Using fully populated feature matrix

Question

Using fully populated feature matrix

binonteji opened this issue 3 years ago · comments

Thanks, this is a great paper.

As far as, I could understand the feature matrix used in the paper is identity matrix(sparse in nature).

Can, I use my own graph network(N x N) with the corresponding feature matrix(N x F) with the same code?
I am using a fully populated feature matrix.

Do I have to do any changes ?

G. Salha-Galvan · Answer 1 · Fri Jun 11 2021 22:35:11 GMT+0800 (China Standard Time)

Dear @binonteji,

First of all, thank you for your nice message.

Yes! You can load your own graph dataset in edgelist format by adding a condition on top of the load_data function of the input_data.py file, e.g. as follows:

def load_data(dataset):

    if dataset == 'YOUR_OWN_DATASET':
        adj = nx.adjacency_matrix(nx.read_edgelist("../data/YOUR_OWN_DATASET_FILE", 
                                                   delimiter = "YOUR_DELIMITER",    
                                                   create_using = nx.DiGraph()))        
        features = sp.identity(adj.shape[0])

    elif dataset == 'cora':
        [...]

Using your own fully populated feature matrix is also possible. Replacing the above features = sp.identity(adj.shape[0]) by a reading of your file should be enough. The exact line of code will depend on your data format, but, assuming it is a simple csv file, the following command should work (with an import numpy as np on top of the input_data.py file):

features = sp.csr_matrix(np.genfromtxt("../data/YOUR_OWN_FEATURES_FILE.csv", delimiter = "YOUR_DELIMITER"))

Please let me know if you encounter any difficulties/errors.

Guillaume

P.S.: On purpose and for simplicity, I keep the sp.csr_matrix even if your features are technically not sparse.
Without it I guess we would encounter 1-2 errors to fix in the following of the code - I'd need to double check it.

P.S. 2: I'd advice you to double-check that your feature vectors are ordered in a consistent way w.r.t. how nodes from the graph are read/ordered.

binonteji · Answer 2 · Mon Jun 14 2021 20:40:08 GMT+0800 (China Standard Time)

Dear @GuillaumeSalhaGalvan

Thanks for the great suggestion and tried it!

Loaded my network(adjacency matrix) with the populated feature matrix. But, it gives very high loss and low accuracy.
Moreover, I feel loading the highly populated feature matrix in sp.csr_matrix(...) is not an optimized way.

Could you suggest me on both of these points!

**Info:- ** Feature matrix used: 1000x210
Thanks in advance!

G. Salha-Galvan · Answer 3 · Wed Jun 16 2021 23:19:59 GMT+0800 (China Standard Time)

Hi @binonteji,

Thank you for your message.

I'm afraid it's impossible for me to draw a conclusion by only looking at this plot.

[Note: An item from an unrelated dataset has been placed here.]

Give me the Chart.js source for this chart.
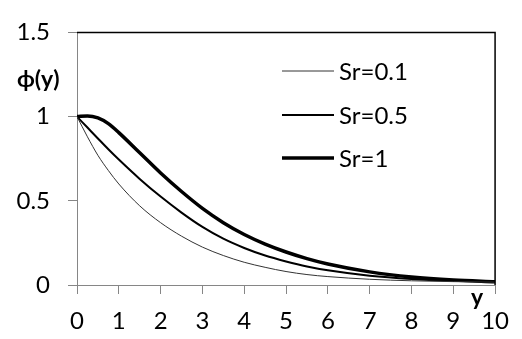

First and foremost, instead of the opt.cost and opt.accuracy from training, I would suggest to check the actual performances of your model on link prediction tasks (for instance on the "general directed link prediction" task from the paper a.k.a. task_1 in the code) i.e. the evolution of AUC and AP scores on the validation (and ultimately test) sets. As this code automatically constructs balanced validation and test sets for each task, the AUC and AP should be larger than 0.5, with a score of 0.5 corresponding to a random link predictor.

Then, models involve a bunch of hyperparameters that can strongly impact learning. In particular, I would recommend to carefully tune the learning_rate (crucial!), the lamb value and the dimensions of GCN layers.

Besides, to properly assess whether a score is really "low", I would also try to compare the AUC/AP from gravity AE or VAE to scores obtained with other baselines, such as the standard graph AE/VAE (that are already re-implemented in this repo) or another node embedding method such as node2vec or APP:

if scores are "low" for all these methods: then it might be due to some intrinsic difficulty in your task/data. As I don't know what your graph and your features look like, it's hard for me to confirm it at this stage. Low scores might also be caused by a bug when processing data (see the "P.S. 2" above).
if scores are only "low" for gravity graph AE/VAE but "high" for all methods: then I can try to further investigate with you. Just send me an email if you don't want to publicly talk about your data or your project on GitHub.

G. Salha-Galvan · Answer 4 · Wed Jun 16 2021 23:26:01 GMT+0800 (China Standard Time)

Moreover, I feel loading the highly populated feature matrix in sp.csr_matrix(...) is not an optimized way.

Indeed. I agree. :) This was the quickest solution to make your code run without further modification, but definitely it could/should be optimized.
I would need to take a closer look at it, and see how to properly adapt the call to sparse_to_tuple and then the first GCN layers (all based on GraphConvolutionSparse as in the tkipf/gae repo) in the most efficient way.